>> start Information shown

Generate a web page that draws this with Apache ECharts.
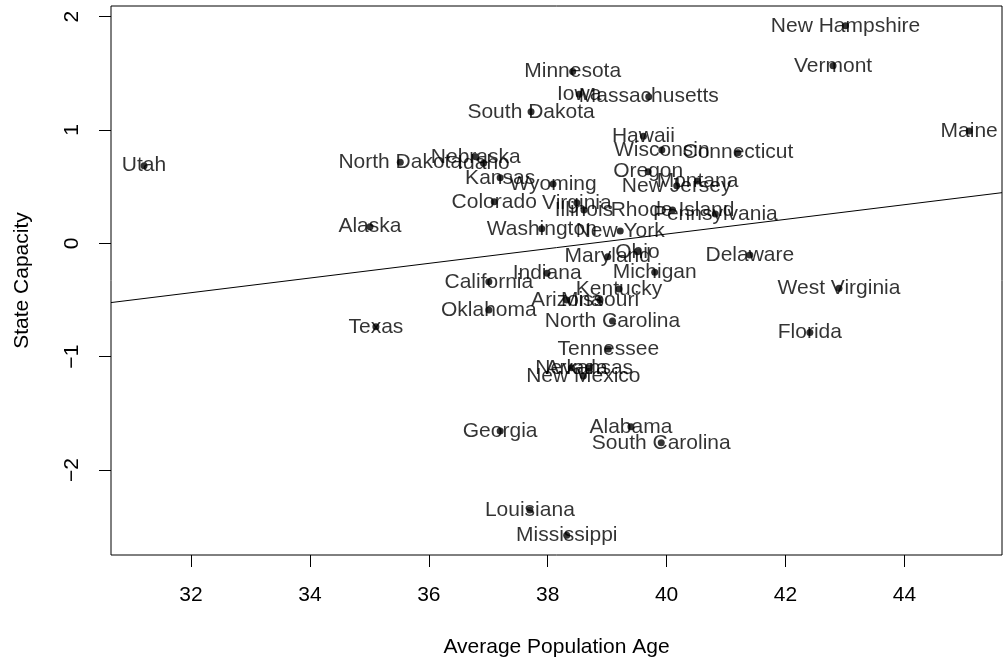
<!DOCTYPE html>
<html>
<head>
<meta charset="utf-8">
<title>State Capacity vs Average Population Age</title>
<script src="https://cdn.jsdelivr.net/npm/echarts@6/dist/echarts.min.js"></script>
<style>
  html, body { margin: 0; padding: 0; background: #fff; }
  #chart { width: 1005px; height: 664px; }
</style>
</head>
<body>
<div id="chart"></div>
<script>
// data
var states = ['Utah', 'North Dakota', 'Nebraska', 'Idaho', 'South Dakota', 'Kansas', 'Colorado', 'Alaska',
  'Washington', 'Wyoming', 'Virginia', 'Illinois', 'New Hampshire', 'Vermont', 'Minnesota', 'Iowa',
  'Massachusetts', 'Maine', 'Hawaii', 'Wisconsin', 'Connecticut', 'Oregon', 'New Jersey', 'Montana',
  'Rhode Island', 'Pennsylvania', 'New York', 'Maryland', 'Ohio', 'Delaware', 'Michigan', 'Indiana',
  'California', 'Kentucky', 'Arizona', 'Missouri', 'Oklahoma', 'North Carolina', 'Tennessee', 'Nevada',
  'Arkansas', 'New Mexico', 'Texas', 'Georgia', 'Alabama', 'South Carolina', 'Louisiana', 'Mississippi',
  'West Virginia', 'Florida'];
var avgAge = [31.21, 35.52, 36.79, 36.92, 37.72, 37.20, 37.10, 35.01,
  37.90, 38.09, 38.49, 38.61, 43.01, 42.80, 38.42, 38.53,
  39.70, 45.09, 39.61, 39.92, 41.20, 39.69, 40.17, 40.52,
  40.10, 40.82, 39.22, 39.01, 39.51, 41.40, 39.80, 37.99,
  37.01, 39.20, 38.32, 38.88, 37.01, 39.09, 39.02, 38.40,
  38.70, 38.60, 35.11, 37.20, 39.40, 39.91, 37.70, 38.32,
  42.90, 42.41];
var capacity = [0.685, 0.715, 0.764, 0.706, 1.16, 0.579, 0.367, 0.147,
  0.128, 0.523, 0.358, 0.294, 1.92, 1.567, 1.515, 1.315,
  1.294, 0.991, 0.945, 0.823, 0.80, 0.632, 0.508, 0.55,
  0.295, 0.259, 0.108, -0.118, -0.074, -0.103, -0.256, -0.265,
  -0.339, -0.403, -0.50, -0.50, -0.589, -0.686, -0.933, -1.098,
  -1.10, -1.171, -0.736, -1.657, -1.619, -1.76, -2.354, -2.575,
  -0.397, -0.786];
var xTicks = [32, 34, 36, 38, 40, 42, 44];
var yTicks = [-2, -1, 0, 1, 2];
// fitted line: intercept, slope
var fit = [-2.506, 0.0647];

var xMin = 30.654, xMax = 45.642;
var yMin = -2.75, yMax = 2.094;

var font = 'Liberation Sans, Arial, Helvetica, sans-serif';

var points = states.map(function (s, i) {
  return { name: s, value: [avgAge[i], capacity[i]] };
});
var fitLine = [
  [xMin, fit[0] + fit[1] * xMin],
  [xMax, fit[0] + fit[1] * xMax]
];

var chart = echarts.init(document.getElementById('chart'));
chart.setOption({
  backgroundColor: '#fff',
  animation: false,
  grid: {
    left: 111, right: 3, top: 6, bottom: 109,
    show: true, borderColor: '#000', borderWidth: 1
  },
  xAxis: {
    type: 'value',
    min: xMin, max: xMax,
    name: 'Average Population Age',
    nameLocation: 'middle',
    nameGap: 82,
    nameTextStyle: { color: '#000', fontSize: 21, fontFamily: font },
    axisLine: { show: false, onZero: false },
    axisTick: {
      show: true, length: 12, inside: false,
      customValues: xTicks,
      lineStyle: { color: '#000', width: 1 }
    },
    axisLabel: {
      customValues: xTicks,
      margin: 30, color: '#000', fontSize: 21, fontFamily: font
    },
    splitLine: { show: false }
  },
  yAxis: {
    type: 'value',
    min: yMin, max: yMax,
    name: 'State Capacity',
    nameLocation: 'middle',
    nameRotate: 90,
    nameGap: 78,
    nameTextStyle: { color: '#000', fontSize: 21, fontFamily: font },
    axisLine: { show: false, onZero: false },
    axisTick: {
      show: true, length: 12, inside: false,
      customValues: yTicks,
      lineStyle: { color: '#000', width: 1 }
    },
    axisLabel: {
      customValues: yTicks,
      rotate: 90,
      margin: 28, color: '#000', fontSize: 21, fontFamily: font,
      formatter: function (v) { return String(v).replace('-', '\u2212'); }
    },
    splitLine: { show: false }
  },
  series: [
    {
      type: 'line',
      data: fitLine,
      showSymbol: false,
      symbol: 'none',
      lineStyle: { color: '#000', width: 1 },
      silent: true,
      z: 1
    },
    {
      type: 'scatter',
      data: points,
      symbol: 'circle',
      symbolSize: 7,
      itemStyle: { color: '#000' },
      label: {
        show: true,
        position: 'inside',
        formatter: '{b}',
        color: '#000',
        textBorderWidth: 0,
        fontSize: 21,
        fontFamily: font
      },
      z: 2
    }
  ]
});
</script>
</body>
</html>
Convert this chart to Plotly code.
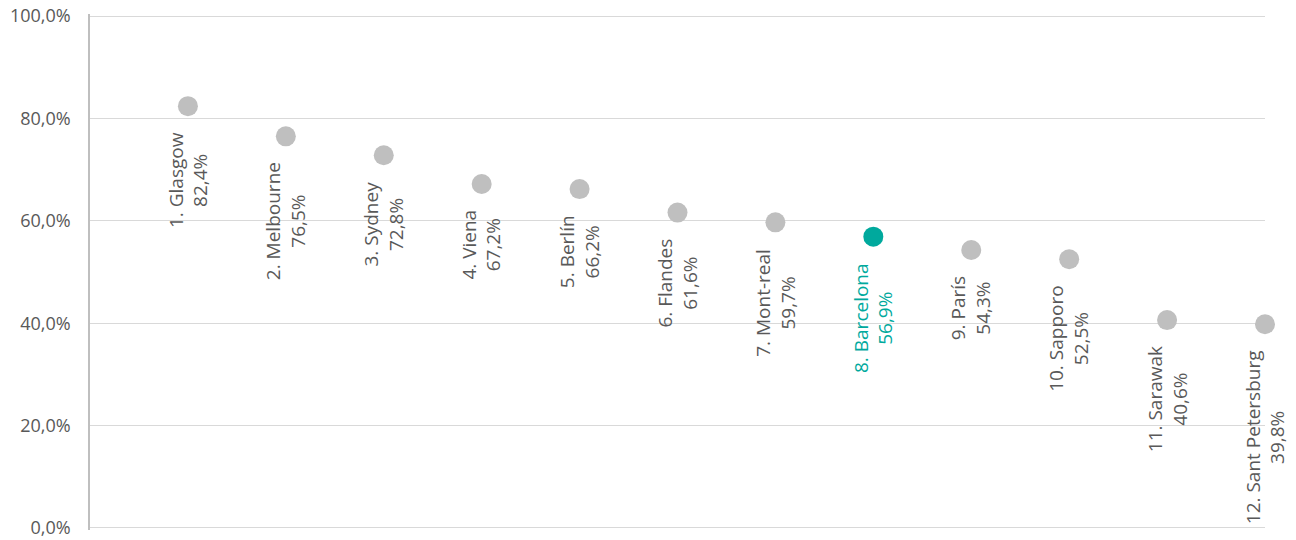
import plotly.graph_objects as go

cities = ["Glasgow", "Melbourne", "Sydney", "Viena", "Berlín", "Flandes",
          "Mont-real", "Barcelona", "París", "Sapporo", "Sarawak", "Sant Petersburg"]
values = [0.824, 0.765, 0.728, 0.672, 0.662, 0.616, 0.597, 0.569, 0.543, 0.525, 0.406, 0.398]
ranks = list(range(1, 13))
highlight = "Barcelona"

GREY = "#BFBFBF"
TEAL = "#00A99D"
TEXT = "#595959"

colors = [TEAL if c == highlight else GREY for c in cities]

fig = go.Figure()
fig.add_trace(go.Scatter(
    x=ranks, y=values, mode="markers",
    marker=dict(size=20, color=colors, line=dict(width=0)),
    cliponaxis=False, showlegend=False, hoverinfo="skip",
))

for r, c, v, col in zip(ranks, cities, values, colors):
    pct = f"{v*100:.1f}".replace(".", ",") + "%"
    fig.add_annotation(
        x=r, y=v, xref="x", yref="y",
        text=f"{r}. {c}<br>{pct}",
        textangle=-90, showarrow=False,
        xanchor="center", yanchor="top", yshift=-24,
        align="center",
        font=dict(family="Open Sans", size=19, color=TEAL if c == highlight else TEXT),
    )

fig.update_layout(
    template="none",
    width=1296, height=540,
    margin=dict(l=90, r=31, t=14, b=10, autoexpand=False),
    plot_bgcolor="white", paper_bgcolor="white",
    separators=",.",
    font=dict(family="Open Sans", size=19, color=TEXT),
    xaxis=dict(range=[0, 12], visible=False, showgrid=False, zeroline=False, automargin=False),
    yaxis=dict(range=[-0.004, 1.004], tickvals=[0, 0.2, 0.4, 0.6, 0.8, 1.0], tickformat=".1%",
               showgrid=True, gridcolor="#D9D9D9", gridwidth=1, zeroline=False,
               showline=True, linecolor="#BFBFBF", linewidth=1.5, automargin=False,
               ticks="", ticklabelstandoff=14, ticklabeloverflow="allow",
               tickfont=dict(family="Open Sans", size=18, color=TEXT)),
)

fig.write_html("out.html", config={"displayModeBar": False},
               post_script="document.body.style.margin='0';")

>> end Information shown

- _Given instruction_
Each record above must be returned exactly as written, with its pictures omitted.

- _Exercise response_
Generate a web page that draws this with Apache ECharts.
<!DOCTYPE html>
<html>
<head>
<meta charset="utf-8">
<title>State Capacity vs Average Population Age</title>
<script src="https://cdn.jsdelivr.net/npm/echarts@6/dist/echarts.min.js"></script>
<style>
  html, body { margin: 0; padding: 0; background: #fff; }
  #chart { width: 1005px; height: 664px; }
</style>
</head>
<body>
<div id="chart"></div>
<script>
// data
var states = ['Utah', 'North Dakota', 'Nebraska', 'Idaho', 'South Dakota', 'Kansas', 'Colorado', 'Alaska',
  'Washington', 'Wyoming', 'Virginia', 'Illinois', 'New Hampshire', 'Vermont', 'Minnesota', 'Iowa',
  'Massachusetts', 'Maine', 'Hawaii', 'Wisconsin', 'Connecticut', 'Oregon', 'New Jersey', 'Montana',
  'Rhode Island', 'Pennsylvania', 'New York', 'Maryland', 'Ohio', 'Delaware', 'Michigan', 'Indiana',
  'California', 'Kentucky', 'Arizona', 'Missouri', 'Oklahoma', 'North Carolina', 'Tennessee', 'Nevada',
  'Arkansas', 'New Mexico', 'Texas', 'Georgia', 'Alabama', 'South Carolina', 'Louisiana', 'Mississippi',
  'West Virginia', 'Florida'];
var avgAge = [31.21, 35.52, 36.79, 36.92, 37.72, 37.20, 37.10, 35.01,
  37.90, 38.09, 38.49, 38.61, 43.01, 42.80, 38.42, 38.53,
  39.70, 45.09, 39.61, 39.92, 41.20, 39.69, 40.17, 40.52,
  40.10, 40.82, 39.22, 39.01, 39.51, 41.40, 39.80, 37.99,
  37.01, 39.20, 38.32, 38.88, 37.01, 39.09, 39.02, 38.40,
  38.70, 38.60, 35.11, 37.20, 39.40, 39.91, 37.70, 38.32,
  42.90, 42.41];
var capacity = [0.685, 0.715, 0.764, 0.706, 1.16, 0.579, 0.367, 0.147,
  0.128, 0.523, 0.358, 0.294, 1.92, 1.567, 1.515, 1.315,
  1.294, 0.991, 0.945, 0.823, 0.80, 0.632, 0.508, 0.55,
  0.295, 0.259, 0.108, -0.118, -0.074, -0.103, -0.256, -0.265,
  -0.339, -0.403, -0.50, -0.50, -0.589, -0.686, -0.933, -1.098,
  -1.10, -1.171, -0.736, -1.657, -1.619, -1.76, -2.354, -2.575,
  -0.397, -0.786];
var xTicks = [32, 34, 36, 38, 40, 42, 44];
var yTicks = [-2, -1, 0, 1, 2];
// fitted line: intercept, slope
var fit = [-2.506, 0.0647];

var xMin = 30.654, xMax = 45.642;
var yMin = -2.75, yMax = 2.094;

var font = 'Liberation Sans, Arial, Helvetica, sans-serif';

var points = states.map(function (s, i) {
  return { name: s, value: [avgAge[i], capacity[i]] };
});
var fitLine = [
  [xMin, fit[0] + fit[1] * xMin],
  [xMax, fit[0] + fit[1] * xMax]
];

var chart = echarts.init(document.getElementById('chart'));
chart.setOption({
  backgroundColor: '#fff',
  animation: false,
  grid: {
    left: 111, right: 3, top: 6, bottom: 109,
    show: true, borderColor: '#000', borderWidth: 1
  },
  xAxis: {
    type: 'value',
    min: xMin, max: xMax,
    name: 'Average Population Age',
    nameLocation: 'middle',
    nameGap: 82,
    nameTextStyle: { color: '#000', fontSize: 21, fontFamily: font },
    axisLine: { show: false, onZero: false },
    axisTick: {
      show: true, length: 12, inside: false,
      customValues: xTicks,
      lineStyle: { color: '#000', width: 1 }
    },
    axisLabel: {
      customValues: xTicks,
      margin: 30, color: '#000', fontSize: 21, fontFamily: font
    },
    splitLine: { show: false }
  },
  yAxis: {
    type: 'value',
    min: yMin, max: yMax,
    name: 'State Capacity',
    nameLocation: 'middle',
    nameRotate: 90,
    nameGap: 78,
    nameTextStyle: { color: '#000', fontSize: 21, fontFamily: font },
    axisLine: { show: false, onZero: false },
    axisTick: {
      show: true, length: 12, inside: false,
      customValues: yTicks,
      lineStyle: { color: '#000', width: 1 }
    },
    axisLabel: {
      customValues: yTicks,
      rotate: 90,
      margin: 28, color: '#000', fontSize: 21, fontFamily: font,
      formatter: function (v) { return String(v).replace('-', '\u2212'); }
    },
    splitLine: { show: false }
  },
  series: [
    {
      type: 'line',
      data: fitLine,
      showSymbol: false,
      symbol: 'none',
      lineStyle: { color: '#000', width: 1 },
      silent: true,
      z: 1
    },
    {
      type: 'scatter',
      data: points,
      symbol: 'circle',
      symbolSize: 7,
      itemStyle: { color: '#000' },
      label: {
        show: true,
        position: 'inside',
        formatter: '{b}',
        color: '#000',
        textBorderWidth: 0,
        fontSize: 21,
        fontFamily: font
      },
      z: 2
    }
  ]
});
</script>
</body>
</html>
Convert this chart to Plotly code.
import plotly.graph_objects as go

cities = ["Glasgow", "Melbourne", "Sydney", "Viena", "Berlín", "Flandes",
          "Mont-real", "Barcelona", "París", "Sapporo", "Sarawak", "Sant Petersburg"]
values = [0.824, 0.765, 0.728, 0.672, 0.662, 0.616, 0.597, 0.569, 0.543, 0.525, 0.406, 0.398]
ranks = list(range(1, 13))
highlight = "Barcelona"

GREY = "#BFBFBF"
TEAL = "#00A99D"
TEXT = "#595959"

colors = [TEAL if c == highlight else GREY for c in cities]

fig = go.Figure()
fig.add_trace(go.Scatter(
    x=ranks, y=values, mode="markers",
    marker=dict(size=20, color=colors, line=dict(width=0)),
    cliponaxis=False, showlegend=False, hoverinfo="skip",
))

for r, c, v, col in zip(ranks, cities, values, colors):
    pct = f"{v*100:.1f}".replace(".", ",") + "%"
    fig.add_annotation(
        x=r, y=v, xref="x", yref="y",
        text=f"{r}. {c}<br>{pct}",
        textangle=-90, showarrow=False,
        xanchor="center", yanchor="top", yshift=-24,
        align="center",
        font=dict(family="Open Sans", size=19, color=TEAL if c == highlight else TEXT),
    )

fig.update_layout(
    template="none",
    width=1296, height=540,
    margin=dict(l=90, r=31, t=14, b=10, autoexpand=False),
    plot_bgcolor="white", paper_bgcolor="white",
    separators=",.",
    font=dict(family="Open Sans", size=19, color=TEXT),
    xaxis=dict(range=[0, 12], visible=False, showgrid=False, zeroline=False, automargin=False),
    yaxis=dict(range=[-0.004, 1.004], tickvals=[0, 0.2, 0.4, 0.6, 0.8, 1.0], tickformat=".1%",
               showgrid=True, gridcolor="#D9D9D9", gridwidth=1, zeroline=False,
               showline=True, linecolor="#BFBFBF", linewidth=1.5, automargin=False,
               ticks="", ticklabelstandoff=14, ticklabeloverflow="allow",
               tickfont=dict(family="Open Sans", size=18, color=TEXT)),
)

fig.write_html("out.html", config={"displayModeBar": False},
               post_script="document.body.style.margin='0';")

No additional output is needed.